More recent examples include the success of companies like Slack, which has built a thriving ecosystem of third-party apps and integrations on top of its platform, and the rise of “headless commerce” platforms like Shopify, which allow businesses to sell their products on a variety of different channels, including social media, marketplaces, and their own websites. These examples demonstrate the power of the Piggyback Strategy to create new markets, disrupt existing industries, and generate massive economic value. Another notable example is the rise of the ‘gig economy,’ which has been fueled by companies like Uber and Lyft piggybacking on the widespread adoption of smartphones and GPS technology. These companies have built massive businesses by connecting drivers with passengers through a mobile app, without owning a single vehicle.
However, the impact of the Piggyback Strategy is not always positive. The strategy can lead to a concentration of power in the hands of a few large platforms, which can stifle competition and innovation. This is often referred to as the ‘platform-as-a-gatekeeper’ problem. When a platform becomes dominant in a particular market, it can use its power to extract rents from piggybacking entities, favor its own products and services, and suppress competition. This can lead to a less dynamic and innovative market, with fewer choices for consumers. It can also create a precarious situation for piggybacking entities, which are vulnerable to the whims of the host platform. The history of the tech industry is littered with examples of companies that were once high-flying successes, only to be crushed when the host platform changed its rules or launched a competing product. A classic example is the case of Zynga, which was once the king of social gaming on Facebook. When Facebook changed its news feed algorithm and restricted game notifications, Zynga’s growth stalled, and its valuation plummeted. This cautionary tale serves as a stark reminder of the risks associated with the Piggyback Strategy.
7. Cognitive Era Considerations
The rise of artificial intelligence and machine learning is likely to have a profound impact on the Piggyback Strategy. On the one hand, AI and ML can make it easier for piggybacking entities to identify new opportunities, personalize their offerings, and optimize their growth strategies. For example, an AI-powered tool could analyze a host platform’s data to identify unmet user needs or predict which new features are most likely to be successful. This could lead to a new wave of ‘smart’ piggybacking, where AI is used to create highly personalized and context-aware experiences for users. On the other hand, AI and ML can also make it easier for host platforms to identify and copy successful piggybacking products, further increasing the risks for piggybacking entities. This could lead to a ‘Red Queen’ effect, where piggybacking entities have to constantly innovate to stay ahead of the platform.
In the cognitive era, the Piggyback Strategy may evolve to become more about piggybacking on data and intelligence than on users and distribution. For example, a startup could build a new AI-powered service that leverages the vast datasets of a large platform like Google or Facebook. Or, a company could use a platform’s machine learning APIs to build new and innovative applications. This could lead to the emergence of new types of piggybacking businesses that are focused on creating value from data. In this new world, the key to a successful piggyback strategy will be the ability to create unique and defensible intellectual property that cannot be easily replicated by the host platform.

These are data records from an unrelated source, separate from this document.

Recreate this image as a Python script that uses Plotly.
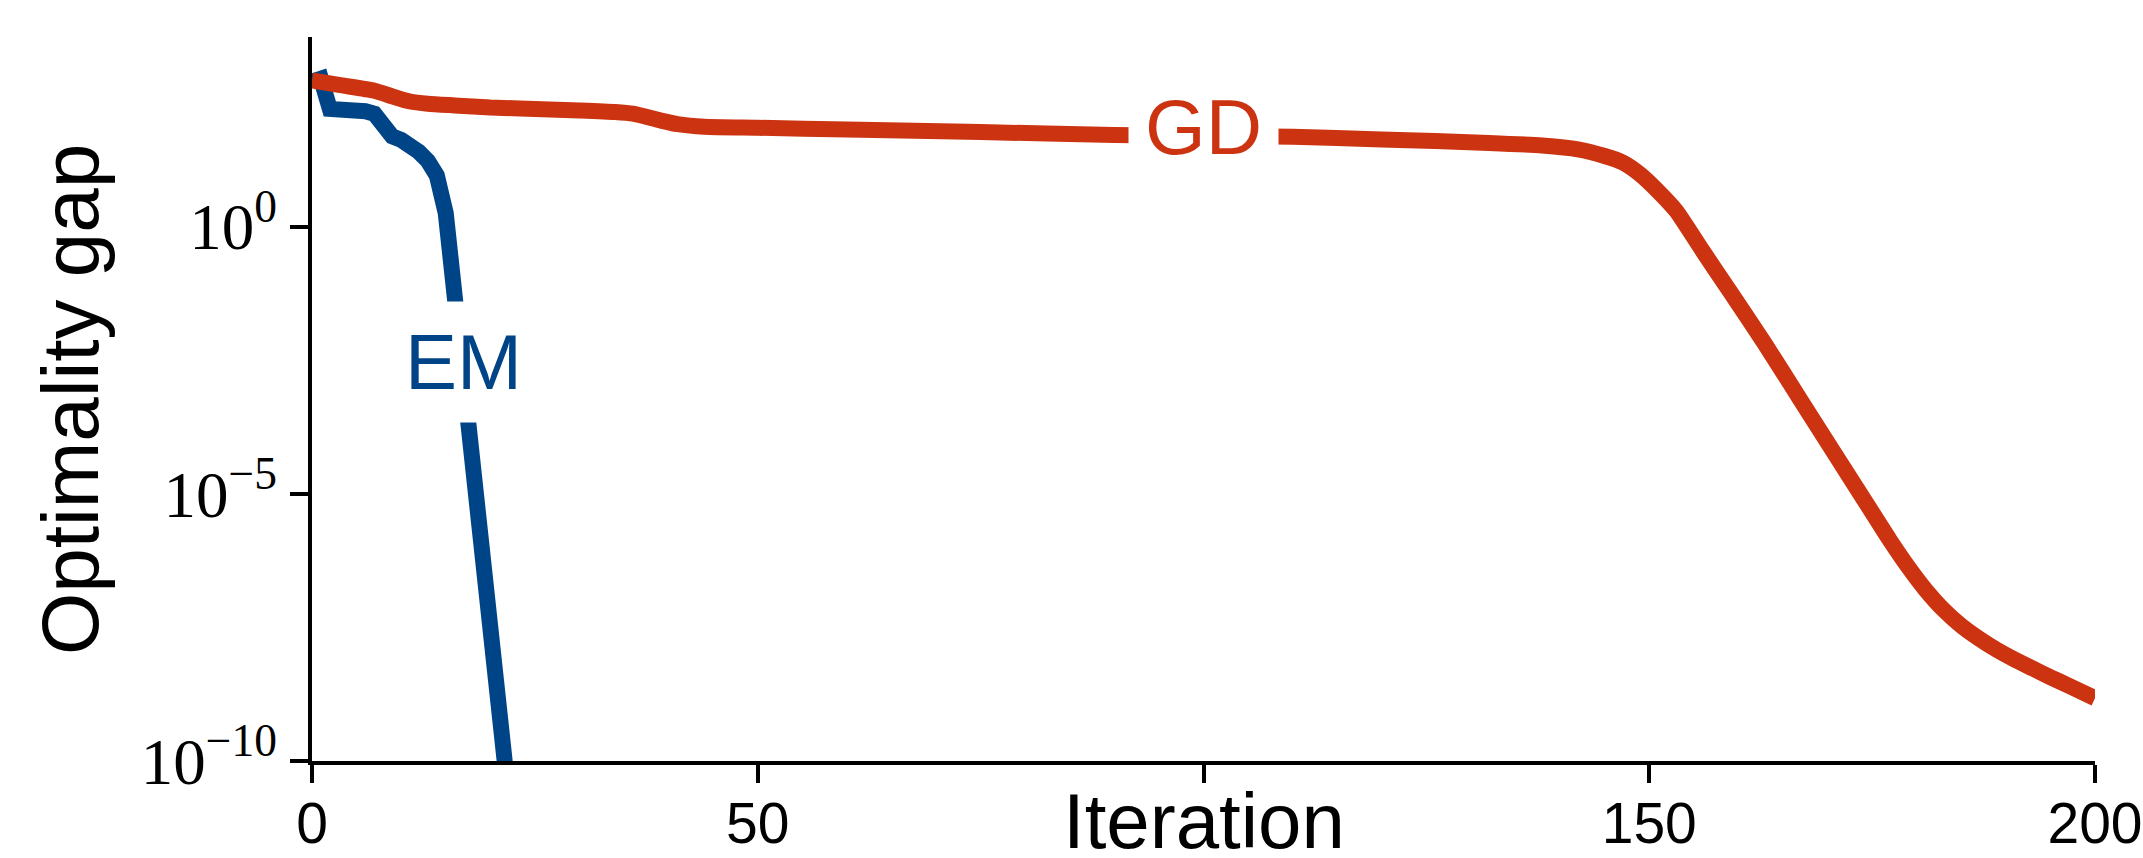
import plotly.graph_objects as go

# ---- data ----
em_iter = [0, 1, 2, 3, 4, 5, 6, 7, 8, 9, 10, 11, 12, 13, 14, 15, 16, 17, 18, 19, 20, 21, 22]
em_gap = [5.2e2, 5.9e2, 1.6e2, 1.6e2, 1.55e2, 1.5e2, 1.45e2, 1.3e2, 7.6e1, 4.9e1, 4.2e1,
          3.4e1, 2.5e1, 1.7e1, 9.1, 1.8, 5.0e-2, 1.4e-3, 4.0e-5, 1.1e-6, 3.2e-8, 8.9e-10, 2.5e-11]

gd_iter = [0, 3, 7, 9, 11, 13, 16, 20, 25, 30, 34, 36, 39, 41, 44, 50, 60, 75, 90, 100, 110,
           120, 126, 132, 138, 142, 145, 147, 149, 151, 153, 156, 159, 163, 167, 171, 175,
           177, 179, 181, 183, 185, 187, 189, 191, 193, 195, 197, 200]
gd_gap = [5.5e2, 4.5e2, 3.5e2, 2.75e2, 2.2e2, 2.0e2, 1.86e2, 1.7e2, 1.6e2, 1.5e2, 1.4e2,
          1.3e2, 9.8e1, 8.3e1, 7.4e1, 7.1e1, 6.6e1, 5.9e1, 5.2e1, 5.0e1, 4.8e1, 4.3e1, 4.0e1,
          3.7e1, 3.3e1, 2.8e1, 2.1e1, 1.6e1, 9.5, 4.6, 2.0, 3.5e-1, 6.3e-2, 6.3e-3, 5.6e-4,
          5.0e-5, 4.5e-6, 1.35e-6, 4.4e-7, 1.6e-7, 6.8e-8, 3.4e-8, 1.95e-8, 1.2e-8, 7.9e-9,
          5.4e-9, 3.7e-9, 2.6e-9, 1.5e-9]

x_tickvals = [0, 50, 100, 150, 200]
x_ticktext = ["0", "50", "", "150", "200"]
y_tickvals = [1e0, 1e-5, 1e-10]
y_ticktext = ["10<sup>0</sup>", "10<sup>\u22125</sup>", "10<sup>\u221210</sup>"]

em_label = {"text": "EM", "x": 16.94, "y": -2.53}
gd_label = {"text": "GD", "x": 100.0, "y": 1.87}

EM_COLOR = "#004488"
GD_COLOR = "#CC3311"
SANS = "Liberation Sans"
SERIF = "Liberation Serif"

fig = go.Figure()
fig.add_trace(go.Scatter(x=em_iter, y=em_gap, mode="lines",
                         line=dict(color=EM_COLOR, width=16), showlegend=False))
fig.add_trace(go.Scatter(x=gd_iter, y=gd_gap, mode="lines",
                         line=dict(color=GD_COLOR, width=16, shape="spline", smoothing=0.6),
                         showlegend=False))

for lab, col in ((em_label, EM_COLOR), (gd_label, GD_COLOR)):
    fig.add_annotation(x=lab["x"], y=lab["y"], xref="x", yref="y", text=lab["text"],
                       showarrow=False, font=dict(family=SANS, size=78, color=col),
                       bgcolor="white", borderpad=16, xanchor="center", yanchor="middle")

# axis titles as annotations
fig.add_annotation(x=0.5, y=-0.083, xref="paper", yref="paper", text="Iteration",
                   showarrow=False, font=dict(family=SANS, size=78, color="black"),
                   xanchor="center", yanchor="middle")
fig.add_annotation(x=-0.1357, y=0.4986, xref="paper", yref="paper", text="Optimality gap",
                   showarrow=False, textangle=-90,
                   font=dict(family=SANS, size=80, color="black"),
                   xanchor="center", yanchor="middle")

fig.update_layout(
    width=2143, height=858,
    margin=dict(l=312, r=48, t=37, b=97, autoexpand=False),
    paper_bgcolor="white", plot_bgcolor="white",
    xaxis=dict(range=[0, 200], showgrid=False, zeroline=False, showline=True,
               automargin=False,
               linecolor="black", linewidth=4, ticks="outside", ticklen=18,
               tickwidth=4, tickcolor="black", tickvals=x_tickvals, ticktext=x_ticktext,
               ticklabelstandoff=-8,
               tickfont=dict(family=SANS, size=57, color="black")),
    yaxis=dict(type="log", range=[-10, 3.55], showgrid=False, zeroline=False, showline=True,
               automargin=False,
               linecolor="black", linewidth=4, ticks="outside", ticklen=18,
               tickwidth=4, tickcolor="black", tickvals=y_tickvals, ticktext=y_ticktext,
               tickfont=dict(family=SERIF, size=65, color="black")),
)

fig.write_html("out.html", config={"displayModeBar": False},
               post_script="document.body.style.margin='0';")
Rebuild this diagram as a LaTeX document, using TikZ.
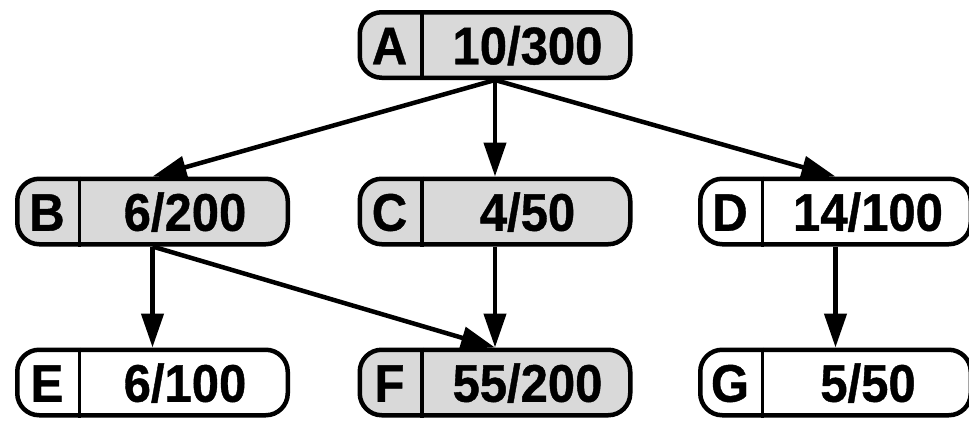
\documentclass[tikz,border=0pt]{standalone}
\usepackage{fontspec}
\usepackage{graphicx}
\setmainfont{Liberation Sans}[BoldFeatures={FakeBold=0.8}]
\usetikzlibrary{arrows.meta,calc}

\tikzset{
  box/.style={draw, line width=4.5pt, rounded corners=22pt,
    minimum width=270.5pt, minimum height=65.5pt, inner sep=0pt},
  shaded/.style={box, fill=black!15},
  plain/.style={box, fill=white},
  txt/.style={font=\fontsize{49}{60}\selectfont\bfseries, inner sep=0pt,
    text height=38.5pt, text depth=0pt},
  divider/.style={line width=3.5pt},
  link/.style={line width=4.5pt, -{Triangle[length=34pt,width=22pt]}, shorten >=0pt}
}

% slightly tall lettering for the record fields
\newcommand{\tall}[1]{\scalebox{1}[1.08]{#1}}

% one record: rounded box, name field on the left, value on the right
\newcommand{\recbox}[5]{%
  \node[#2] (#1) at (#3) {};
  \draw[divider] ($(#1.north west)+(64.5,0)$) -- ($(#1.south west)+(64.5,0)$);
  \node[txt] (#1l) at ($(#1.west)+(32,0)$) {\tall{#4}};
  \node[txt] (#1v) at ($(#1.west)+(170,0)$) {\tall{#5}};
}

\begin{document}
\begin{tikzpicture}[x=1pt, y=-1pt]
  \useasboundingbox (0,0) rectangle (969,421);

  \recbox{A}{shaded}{495,45}{A}{10/300}
  \recbox{B}{shaded}{152.5,211.5}{B}{6/200}
  \recbox{C}{shaded}{495,211.5}{C}{4/50}
  \recbox{D}{plain}{835.5,211.5}{D}{14/100}
  \recbox{E}{plain}{152.5,382.5}{E}{6/100}
  \recbox{F}{shaded}{495,382.5}{F}{55/200}
  \recbox{G}{plain}{835.5,382.5}{G}{5/50}

  \draw[link] (A.south) -- (B.north);
  \draw[link] (A.south) -- (C.north);
  \draw[link] (A.south) -- (D.north);
  \draw[link] (B.south) -- (E.north);
  \draw[link] (B.south) -- (F.north);
  \draw[link] (C.south) -- (F.north);
  \draw[link] (D.south) -- (G.north);
\end{tikzpicture}
\end{document}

This could involve developing proprietary algorithms, collecting unique datasets, or building a strong brand that is associated with a particular type of intelligence.
8. Commons Alignment Assessment
- Shared Resource Potential: Medium - The Piggyback Strategy can create shared resources in the form of new functionalities and services that are accessible to a large community of users. However, these resources are often controlled by a single, for-profit entity, which can limit their potential for creating a true commons.
- Democratic Governance: Low - The governance of a piggybacking relationship is typically determined by the host platform, which has a significant power advantage over the piggybacking entity. There is often little or no opportunity for democratic participation or community control.
- Equitable Access: Medium - The Piggyback Strategy can promote equitable access by allowing smaller players to compete with larger incumbents. However, access to the benefits of the strategy is often limited to those with the technical skills and resources to build a piggybacking product.
- Sustainability: Low - The Piggyback Strategy is often a high-risk, high-reward strategy that is not sustainable in the long term. The piggybacking entity is vulnerable to the whims of the host platform, which can change its rules or launch a competing product at any time.
- Community Benefit: Medium - The Piggyback Strategy can create significant community benefits by fostering innovation and providing users with new and valuable services. However, these benefits are often captured by the piggybacking entity and the host platform, rather than being shared with the broader community.